Joseph Milling Company, supra, takes from Swansons any solace they might claim from McCullough.
CONCLUSIONS OF LAW
I conclude that Holder is a holder in due course of the notes and the securing mortgages and as such takes and holds the notes and their securing mortgages free from any defenses the Swansons may have against collection of the notes by the original payee Fuline.
The parties have stipulated in Item 25 on page 9 of the pretrial order as to the amount of judgment and for foreclosure of the securing mortgages:
"* * * if defendant (Holder) is a holder in due course of the * * notes."
Accordingly, I conclude that Holder is entitled to judgment against Swansons and foreclosure and order of sale of their respective securing mortgages, as stipulated in the mentioned Item 25 of the pretrial order.
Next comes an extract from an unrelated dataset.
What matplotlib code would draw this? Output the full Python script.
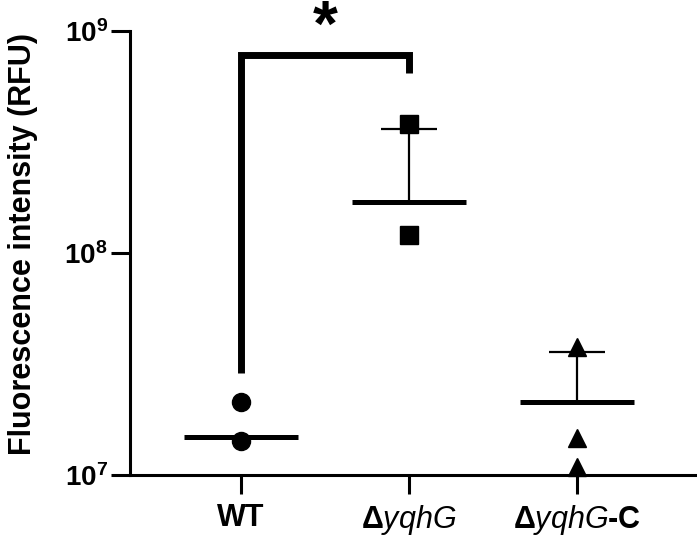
#!/usr/bin/env python3

import numpy as np
import matplotlib
matplotlib.use("Agg")
import matplotlib.pyplot as plt

plt.rcParams['font.family'] = ['Liberation Sans', 'DejaVu Sans']
plt.rcParams['mathtext.fontset'] = 'custom'
plt.rcParams['mathtext.rm'] = 'Liberation Sans'
plt.rcParams['mathtext.it'] = 'Liberation Sans:italic'
plt.rcParams['mathtext.bf'] = 'Liberation Sans:bold'

# values (RFU)
group_labels = ['WT', 'Δ$\\mathit{yqhG}$', 'Δ$\\mathit{yqhG}$-C']
wt_points = [2.14e7, 1.42e7]
del_points = [3.81e8, 1.21e8]
comp_points = [3.78e7, 1.47e7, 1.09e7]
group_means = [1.48e7, 1.70e8, 2.14e7]
group_sd = [0.0, 1.92e8, 1.44e7]
markers = ['o', 's', '^']

bracket_low = [2.88e7, 6.47e8]
bracket_top = 7.8e8
star_y = 8.6e8

y_ticks = [1e7, 1e8, 1e9]
y_ticklabels = ['$\\mathbf{10^{7}}$', '$\\mathbf{10^{8}}$', '$\\mathbf{10^{9}}$']

fig = plt.figure(figsize=(6.97, 5.42), dpi=100)
ax = fig.add_axes([0.1865, 0.1236, 0.8105, 0.8192])

half_w = 0.34
cap_w = 0.167
for i, pts in enumerate([wt_points, del_points, comp_points]):
    ax.plot([i] * len(pts), pts, linestyle='none', marker=markers[i],
            markersize=13, color='black', clip_on=False, zorder=4)
    ax.plot([i - half_w, i + half_w], [group_means[i]] * 2, color='black',
            linewidth=3.6, solid_capstyle='butt', zorder=3)
    if group_sd[i] > 0:
        top = group_means[i] + group_sd[i]
        ax.plot([i, i], [group_means[i], top], color='black', linewidth=1.6, zorder=3)
        ax.plot([i - cap_w, i + cap_w], [top, top], color='black', linewidth=1.6,
                solid_capstyle='butt', zorder=3)

# significance bracket WT vs deletion
ax.plot([0, 0, 1, 1], [bracket_low[0], bracket_top, bracket_top, bracket_low[1]],
        color='black', linewidth=5, solid_joinstyle='miter', solid_capstyle='butt',
        clip_on=False, zorder=5)
ax.text(0.5, star_y, '*', ha='center', va='baseline', fontsize=46,
        fontweight='bold', clip_on=False)

ax.set_yscale('log')
ax.set_ylim(1e7, 1e9)
ax.set_xlim(-0.66, 2.70)
ax.set_yticks(y_ticks)
ax.set_yticklabels(y_ticklabels)
ax.minorticks_off()
ax.set_xticks(range(len(group_labels)))
ax.set_xticklabels(group_labels, fontweight='bold')

ax.tick_params(axis='y', length=14, width=2.2, labelsize=20, pad=2)
ax.tick_params(axis='x', length=14, width=2.2, labelsize=22, pad=6)
ax.set_ylabel('Fluorescence intensity (RFU)', fontsize=22, fontweight='bold')
ax.yaxis.set_label_coords(-0.163, 0.52)

ax.spines['top'].set_visible(False)
ax.spines['right'].set_visible(False)
ax.spines['left'].set_linewidth(2.2)
ax.spines['bottom'].set_linewidth(2.2)

fig.savefig('out.png', dpi=100, facecolor='white')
While I believe the foregoing findings and conclusions answer all of the questions presented in subparagraphs A through K, inclusive, of Issue 2, I nevertheless, for advice of counsel, enter contemporaneously herewith a supplemental decision making direct answer to those questions.
Counsel for Holder will present form of judgment, order of foreclosure and sale consistent with the foregoing.
NOTES
[1] All Ch. 71 sections of O.R.S. cited herein were in full force and effect during all of the pertinent times involved in Issue 2. These sections have since been repealed by the adoption by the Oregon Legislature of the Uniform Commercial Code.
[2] Of course, authorities are legion to the effect that a transferee's participation in a fraud or knowledge of a fraud practiced upon the maker of a note would constitute a lack of "good faith" on the part of the transferee.
[3] Or, in the alternative, a stranger to and an unintended endorsee in a note, Commerce, was "wrongfully designated."